Gucci’s president and chief executive officer Patrizio di Marco revealed that Gucci is set to launch a children’s line in June 2010. The line will initially be unveiled in Italy and to 40 stores around the world. Frida Giannini serves as the creative director of the line. Giannini has been applauded on her fresh, feminine take on contemporary fashion. Born in Rome in 1972 to an architect father and art history professor mother she studied fashion design at Rome's Fashion Academy. Once she completed her education she went on to apprentice at a small-scale fashion house. In 1997 Giannini began a career at fashion house Fendi, where after just three seasons of designing for ready-to-wear she was promoted to designer of leather goods. In 2002 she moved to Gucci as director of handbags, and in 2004 was promoted to designer of all accessories. A year later in 2005 the designer was promoted to creative director of women's ready-to-wear at Gucci, in addition to her role as designer of accessories. In 2006 Giannini was named creative director of the label when she became responsible for design of menswear. In addition to clothing design, she has also developed retail concepts for Gucci stores, and creative control of advertising.

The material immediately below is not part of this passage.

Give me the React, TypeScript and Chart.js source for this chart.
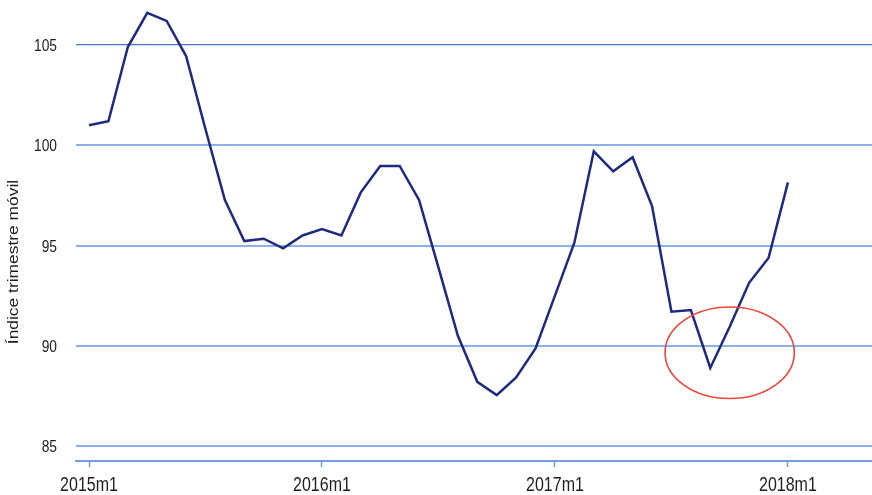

American Motors Corporation

Aldo Gucci expanded into new markets including an agreement with American Motors Corporation (AMC). The 1972 and 1973 AMC Hornet compact "Sportabout" station wagon became one of the first American cars to offer a special luxury trim package created by a famous fashion designer. The Gucci cars sported boldly striped green, red, and buff upholstery and on the door panels, as well as the designer's emblems and exterior color selections. American Motors also offered a Pierre Cardin Edition of its Javelin automobile.

General Motors

In 1979 and 1980, a Miami-based aftermarket company offered the Cadillac Seville by Gucci edition. The exterior included a "facing double G" Gucci logo as a hood ornament and the c-pillar covered vinyl roof. The interior had a headliner of the logo and headrests adorned with the logo as well. The dashboard carried the "Gucci script" logo in bold lettering. Inside the trunk was a full set of Gucci luggage.

Ford Motor Company

A 1989 Gucci Series Lincoln Town Car was scheduled to be offered, per pricing guides, but never came to fruition. Lincoln offered Emilio Pucci, Bill Blass, Gianni Versace, Hubert de Givenchy, and Valentino designer editions during the 1970s and 1980s.

Partnerships

Gucci has had a partnership with UNICEF since 2005. Gucci stores worldwide donate a percentage of the sales for special collections made specifically for UNICEF to go toward the United Nations Children's Fund. The annual Gucci Campaign to Benefit UNICEF supports education, healthcare, protection and clean water programs for orphans and children affected by HIV/AIDS in sub-Saharan Africa. For the campaign in 2009, Michael Roberts promoted a children's book, "Snowman in Africa" with proceeds going to UNICEF. In five years, Gucci donated over $7 million to UNICEF. Gucci is the largest corporate donor to UNICEF's "Schools for Africa" that was established in 2004 by UNICEF, the Nelson Mandela Foundation, and the Hamburg Society. Its goal is to increase access to basic schooling for all, with a special emphasis on children orphaned by HIV/AIDS and children living in extreme poverty.

Record

In 1998 Guinness World Records cites the Gucci "Genius Jeans" as the most expensive pair of jeans in existence. These jeans were distressed, ripped and covered with African beads and were offered for sale for US$3,134 in Milan. This record has since been surpassed.